# Fattie Calzone



## jdsmith (Dec 30, 2009)

I used 1/2 lb of 80% hamburger and 1/2 lb of italian sausage.  Squirted some pizza sauce in, then put down some minced garlic.  I cooked a few strips of bacon and cut them into pieces and added them to the pile.  I then sauteed some onions in the bacon grease, and put on some jarred mushrooms and some homemade pickled banana peppers.  Then topped with mozzarella and a little cheddar jack. 

Used store bought dough.  When the calzone was halfway done, I rubbed a stick of butter on the dough.

Turned out pretty good.  Wish there was more cheese.  Maybe next time I'll put cheese in between the fattie and the dough also.


----------



## got14u (Dec 30, 2009)

nice VERY nice !


----------



## richoso1 (Dec 30, 2009)

Great looking FATTY, you really captured an enticing pic. Also, that was a great improv.

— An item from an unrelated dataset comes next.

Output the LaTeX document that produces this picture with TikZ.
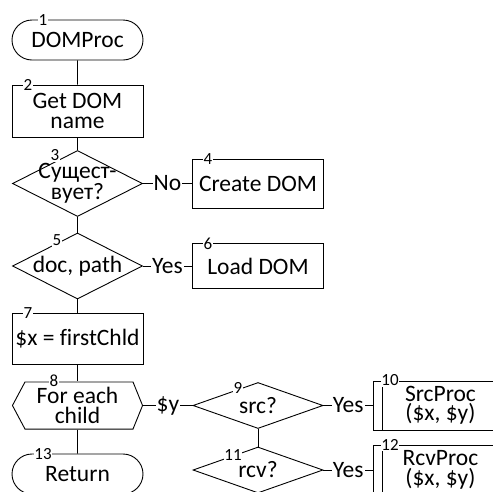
\documentclass[tikz,border=0pt]{standalone}
\usepackage{fontspec}
\setmainfont{Carlito}[Ligatures=NoCommon]
\usetikzlibrary{shapes.geometric,shapes.misc}

\tikzset{
  term/.style={draw, rounded rectangle, minimum width=131pt, minimum height=40pt, inner sep=0pt},
  proc/.style={draw, rectangle, minimum width=131pt, minimum height=51pt, inner sep=0pt, align=center},
  decision/.style={draw, diamond, minimum width=130pt, minimum height=66pt, inner xsep=-28pt, inner ysep=-8pt, align=center},
  loopbox/.style={rectangle, minimum width=131pt, minimum height=48pt, inner sep=0pt, align=center,
    path picture={\draw ([xshift=13pt,yshift=-0.45pt]path picture bounding box.north west)
      -- ([xshift=-10pt,yshift=-0.45pt]path picture bounding box.north east)
      -- ([xshift=-0.45pt]path picture bounding box.east)
      -- ([xshift=-10pt,yshift=0.45pt]path picture bounding box.south east)
      -- ([xshift=13pt,yshift=0.45pt]path picture bounding box.south west)
      -- ([xshift=0.45pt]path picture bounding box.west) -- cycle;}},
  subproc/.style={draw, rectangle, anchor=west, minimum width=134pt, minimum height=49pt, inner sep=0pt, align=center,
    path picture={\draw ([xshift=9pt]path picture bounding box.north west) -- ([xshift=9pt]path picture bounding box.south west);}},
  num/.style={fill=white, inner sep=0.6pt, font=\fontsize{17}{17}\selectfont},
  answer/.style={fill=white, inner sep=1pt}
}

\begin{document}
\begin{tikzpicture}[x=1pt, y=-1pt, line width=0.9pt, font=\fontsize{23.5}{19.5}\selectfont]
  \useasboundingbox (0,0) rectangle (493,491);
  \clip (0,0) rectangle (493,491);

  % Colonne principale
  \node[term] (start) at (77.5,40) {DOMProc};
  \node[proc, minimum height=52pt] (getname) at (77.5,111) {Get DOM\\name};
  \node[decision] (exists) at (77.5,183.5) {Сущест-\\вует?};
  \node[decision] (docpath) at (77.5,266) {doc, path};
  \node[proc] (first) at (77.5,338.5) {\$x = firstChld};
  \node[loopbox] (each) at (77.5,405.5) {For each\\child};
  \node[term] (return) at (77.5,474) {Return};

  % Blocs DOM
  \node[proc, minimum height=49pt] (create) at (258,183.5) {Create DOM};
  \node[proc, minimum height=45pt] (load) at (258,266) {Load DOM};

  % Corps de la boucle
  \node[decision, minimum height=46pt] (src) at (258,405.5) {src?};
  \node[decision, minimum height=46pt] (rcv) at (258,470) {rcv?};
  \node[subproc] (srcproc) at (373,405.5) {SrcProc\\(\$x, \$y)};
  \node[subproc] (rcvproc) at (373,470) {RcvProc\\(\$x, \$y)};

  % Numeros des blocs
  \node[num] (n1) at (43,20) {1};
  \node[num] (n2) at (28,85) {2};
  \node[num] (n3) at (55,155.5) {3};
  \node[num] (n4) at (208,159) {4};
  \node[num] (n5) at (57,240.5) {5};
  \node[num] (n6) at (208,243.5) {6};
  \node[num] (n7) at (28,313) {7};
  \node[num] (n8) at (54,380.5) {8};
  \node[num] (n9) at (238,387.5) {9};
  \node[num] (n10) at (390,380.5) {10};
  \node[num] (n11) at (233,455) {11};
  \node[num] (n12) at (390,445) {12};
  \node[num] (n13) at (43,454) {13};

  % Liaisons verticales
  \draw (start) -- (getname);
  \draw (getname) -- (exists);
  \draw (exists) -- (docpath);
  \draw (docpath) -- (first);
  \draw (first) -- (each);
  \draw (each) -- (return);
  \draw (src) -- (rcv);

  % Liaisons horizontales
  \draw (exists) -- node[answer] {No} (create);
  \draw (docpath) -- node[answer] {Yes} (load);
  \draw (each) -- node[answer] {\$y} (src);
  \draw (src) -- node[answer] {Yes} (srcproc);
  \draw (rcv) -- node[answer] {Yes} (rcvproc);

\end{tikzpicture}
\end{document}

Points to you my friend.


----------



## ocsnapper (Dec 30, 2009)

Very nice points to you....
	

	
	
		
		



		
			






.. just one question after smoking the meat did you smoke the bread or bake it in the oven.

By the way that one is on my list of things to smoke....


----------



## DanMcG (Dec 30, 2009)

Sweet JD, I love the idea....Points for creativity


----------



## jdsmith (Dec 31, 2009)

thanks for the kind words.  I smoked the fatty first.  Then when the internal temp was 165, I pulled it off and wrapped it in the pizza dough, and put it in the oven at 425.  After 6 minutes, I took a stick of butter and rubbed it on the dough.  When it was almost done, I even flipped it upside down to make sure the bottom part of the crust was done as well.  I was afraid that the crust might not be done all the way through.  I've had that problem before when making pigs in a blanket.  But the dough turned out great.  It was crisp on the outside, and done all the way through.  And the fatty didn't lose any moisture, so it didn't get all mushy on me.  I even wrapped half of it in foil and let it set for an hour or so before I took it over to a friends house for him to try.  The bread was still dry and crisp and it still had steam rolling out of it when we sliced it.

As far as creativity, I created my own ingredients, but the calzone idea was originally put on here by Benjaminr a few months back.  Not sure if he was the first to do it, but he was the first that I saw do it.

I'll be making this again.


----------



## beer-b-q (Dec 31, 2009)

Looks Great...


----------



## scarbelly (Dec 31, 2009)

Points to you 
	

	
	
		
		



		
		
	


	





That is one great looking calzone and it going to go on my to do list 
Thanks for sharing


----------



## meat hunter (Dec 31, 2009)

Looks fantastic. I have got to try making one of these. Points for a job well done.


----------



## fatback joe (Dec 31, 2009)

Very cool.


----------



## langemr (Dec 31, 2009)

Reminds of of a giant hotdog.  Try stuffing that in your mouth heh.  Nicely done!


----------



## richinct (Aug 27, 2010)

Wow, that looks good, I think that might be tonight's dinner


----------



## thunderdome (Aug 27, 2010)

That looks really good.


----------